◆ **Records supplied**:
*-*-*

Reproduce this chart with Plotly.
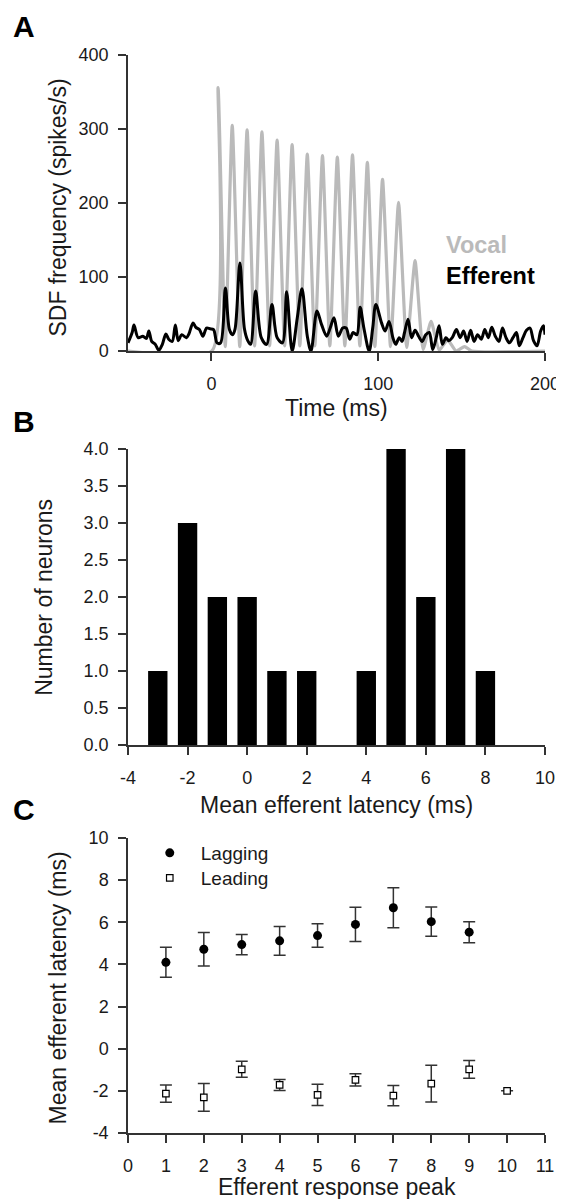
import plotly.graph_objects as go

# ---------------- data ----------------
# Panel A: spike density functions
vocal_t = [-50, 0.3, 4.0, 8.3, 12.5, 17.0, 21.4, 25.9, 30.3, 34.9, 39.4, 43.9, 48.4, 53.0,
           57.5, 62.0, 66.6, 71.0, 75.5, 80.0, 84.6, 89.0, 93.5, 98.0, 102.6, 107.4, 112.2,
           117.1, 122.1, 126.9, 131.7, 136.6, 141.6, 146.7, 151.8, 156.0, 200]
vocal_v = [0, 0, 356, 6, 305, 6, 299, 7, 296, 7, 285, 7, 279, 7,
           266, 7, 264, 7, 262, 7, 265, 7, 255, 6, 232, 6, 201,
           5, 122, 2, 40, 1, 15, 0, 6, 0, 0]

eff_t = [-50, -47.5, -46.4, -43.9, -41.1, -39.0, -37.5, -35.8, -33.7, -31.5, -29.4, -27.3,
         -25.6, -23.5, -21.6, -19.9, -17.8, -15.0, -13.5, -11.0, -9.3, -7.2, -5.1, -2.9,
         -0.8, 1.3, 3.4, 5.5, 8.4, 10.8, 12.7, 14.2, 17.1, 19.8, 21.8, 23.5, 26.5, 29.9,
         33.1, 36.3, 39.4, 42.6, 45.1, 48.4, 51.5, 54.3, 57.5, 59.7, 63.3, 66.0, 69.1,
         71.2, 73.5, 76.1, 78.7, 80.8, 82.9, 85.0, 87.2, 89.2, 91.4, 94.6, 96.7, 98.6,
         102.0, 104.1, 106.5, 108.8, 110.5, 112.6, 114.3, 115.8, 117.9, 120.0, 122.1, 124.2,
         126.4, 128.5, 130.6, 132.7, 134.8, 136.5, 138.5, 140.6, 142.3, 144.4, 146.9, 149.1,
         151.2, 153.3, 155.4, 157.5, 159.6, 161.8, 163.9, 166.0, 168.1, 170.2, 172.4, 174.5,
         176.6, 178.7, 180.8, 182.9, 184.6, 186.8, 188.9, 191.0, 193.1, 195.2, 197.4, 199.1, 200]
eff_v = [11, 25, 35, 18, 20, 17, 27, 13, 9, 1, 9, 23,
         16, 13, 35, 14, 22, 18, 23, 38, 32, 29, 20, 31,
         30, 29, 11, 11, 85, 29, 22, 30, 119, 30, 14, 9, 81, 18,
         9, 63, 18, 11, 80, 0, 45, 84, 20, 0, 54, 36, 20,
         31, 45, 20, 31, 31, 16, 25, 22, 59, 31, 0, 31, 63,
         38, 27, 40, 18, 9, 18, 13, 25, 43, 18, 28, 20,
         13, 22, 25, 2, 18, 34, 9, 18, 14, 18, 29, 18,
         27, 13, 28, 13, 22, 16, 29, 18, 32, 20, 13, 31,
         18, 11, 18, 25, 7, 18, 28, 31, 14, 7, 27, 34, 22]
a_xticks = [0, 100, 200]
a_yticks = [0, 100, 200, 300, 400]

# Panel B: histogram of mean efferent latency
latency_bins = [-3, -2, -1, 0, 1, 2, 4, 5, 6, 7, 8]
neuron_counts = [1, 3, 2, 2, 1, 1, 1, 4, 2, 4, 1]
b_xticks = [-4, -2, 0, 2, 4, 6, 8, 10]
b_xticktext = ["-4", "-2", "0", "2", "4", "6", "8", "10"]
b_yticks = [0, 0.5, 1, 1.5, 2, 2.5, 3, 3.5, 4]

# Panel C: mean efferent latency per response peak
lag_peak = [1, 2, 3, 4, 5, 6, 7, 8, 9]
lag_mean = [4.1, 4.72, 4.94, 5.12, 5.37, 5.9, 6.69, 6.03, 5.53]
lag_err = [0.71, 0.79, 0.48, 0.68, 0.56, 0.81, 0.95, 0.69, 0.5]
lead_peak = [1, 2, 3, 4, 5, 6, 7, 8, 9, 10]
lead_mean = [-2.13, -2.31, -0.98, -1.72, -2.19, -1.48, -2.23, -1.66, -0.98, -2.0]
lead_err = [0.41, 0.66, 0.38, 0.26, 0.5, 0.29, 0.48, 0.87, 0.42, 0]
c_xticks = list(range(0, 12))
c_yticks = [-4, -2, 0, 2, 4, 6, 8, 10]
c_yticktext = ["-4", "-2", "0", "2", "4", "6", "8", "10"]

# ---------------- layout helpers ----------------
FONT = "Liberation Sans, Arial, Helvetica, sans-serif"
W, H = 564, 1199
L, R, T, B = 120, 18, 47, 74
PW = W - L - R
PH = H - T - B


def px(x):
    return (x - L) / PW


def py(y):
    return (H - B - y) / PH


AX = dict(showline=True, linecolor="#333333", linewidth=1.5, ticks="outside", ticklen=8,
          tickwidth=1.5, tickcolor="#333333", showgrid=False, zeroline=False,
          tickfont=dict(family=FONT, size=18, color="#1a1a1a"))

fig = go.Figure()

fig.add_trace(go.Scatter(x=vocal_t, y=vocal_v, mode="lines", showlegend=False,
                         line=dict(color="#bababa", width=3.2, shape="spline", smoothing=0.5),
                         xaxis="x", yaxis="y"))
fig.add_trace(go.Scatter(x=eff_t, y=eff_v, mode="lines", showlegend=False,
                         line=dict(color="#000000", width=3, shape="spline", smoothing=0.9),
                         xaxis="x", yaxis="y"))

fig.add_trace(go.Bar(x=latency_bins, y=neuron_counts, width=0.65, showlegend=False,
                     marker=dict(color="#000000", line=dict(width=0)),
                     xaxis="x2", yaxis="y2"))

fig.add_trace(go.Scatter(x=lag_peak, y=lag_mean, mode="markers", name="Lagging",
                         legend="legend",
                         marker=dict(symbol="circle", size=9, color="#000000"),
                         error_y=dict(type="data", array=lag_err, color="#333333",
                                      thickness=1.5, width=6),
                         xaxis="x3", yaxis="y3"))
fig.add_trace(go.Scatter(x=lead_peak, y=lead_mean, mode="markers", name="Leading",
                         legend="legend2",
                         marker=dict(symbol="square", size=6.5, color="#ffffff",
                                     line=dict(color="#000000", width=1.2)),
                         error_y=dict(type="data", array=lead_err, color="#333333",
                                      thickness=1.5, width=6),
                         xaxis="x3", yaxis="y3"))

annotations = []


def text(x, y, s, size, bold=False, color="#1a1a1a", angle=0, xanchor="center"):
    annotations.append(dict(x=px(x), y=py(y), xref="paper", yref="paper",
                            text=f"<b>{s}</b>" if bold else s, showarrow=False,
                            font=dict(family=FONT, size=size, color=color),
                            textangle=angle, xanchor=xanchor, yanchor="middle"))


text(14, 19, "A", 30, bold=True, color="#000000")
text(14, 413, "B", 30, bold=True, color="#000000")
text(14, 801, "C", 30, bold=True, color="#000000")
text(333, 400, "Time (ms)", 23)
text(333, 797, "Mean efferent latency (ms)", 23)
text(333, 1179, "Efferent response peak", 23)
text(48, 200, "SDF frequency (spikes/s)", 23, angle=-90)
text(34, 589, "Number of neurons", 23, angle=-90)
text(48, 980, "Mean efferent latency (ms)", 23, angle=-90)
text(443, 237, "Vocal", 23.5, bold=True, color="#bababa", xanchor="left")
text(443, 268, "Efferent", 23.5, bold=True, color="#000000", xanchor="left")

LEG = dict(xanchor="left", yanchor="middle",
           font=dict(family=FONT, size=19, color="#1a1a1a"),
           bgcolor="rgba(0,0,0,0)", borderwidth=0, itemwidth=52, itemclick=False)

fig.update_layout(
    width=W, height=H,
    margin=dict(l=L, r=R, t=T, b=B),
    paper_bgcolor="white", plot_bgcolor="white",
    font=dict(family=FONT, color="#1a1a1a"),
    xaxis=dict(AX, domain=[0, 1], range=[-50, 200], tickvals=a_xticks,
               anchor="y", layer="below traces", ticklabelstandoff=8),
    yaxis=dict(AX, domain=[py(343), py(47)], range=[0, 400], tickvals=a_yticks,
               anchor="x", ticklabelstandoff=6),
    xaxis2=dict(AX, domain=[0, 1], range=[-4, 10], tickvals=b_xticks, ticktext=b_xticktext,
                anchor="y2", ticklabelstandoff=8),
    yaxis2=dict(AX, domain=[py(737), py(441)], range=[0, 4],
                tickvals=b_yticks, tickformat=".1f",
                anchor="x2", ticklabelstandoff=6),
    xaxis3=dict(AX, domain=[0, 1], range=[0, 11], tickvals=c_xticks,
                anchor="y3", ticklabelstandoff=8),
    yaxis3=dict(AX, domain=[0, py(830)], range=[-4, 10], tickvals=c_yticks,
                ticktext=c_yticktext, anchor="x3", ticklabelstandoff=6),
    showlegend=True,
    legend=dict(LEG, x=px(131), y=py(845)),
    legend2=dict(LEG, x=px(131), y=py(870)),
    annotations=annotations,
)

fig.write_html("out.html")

*-*-*

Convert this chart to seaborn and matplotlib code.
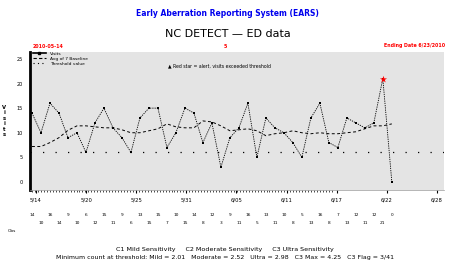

*-*-*

◆ **What is asked**: How many of the lines above hold "chart"? Answer with only the number.

◆ **Result**: 2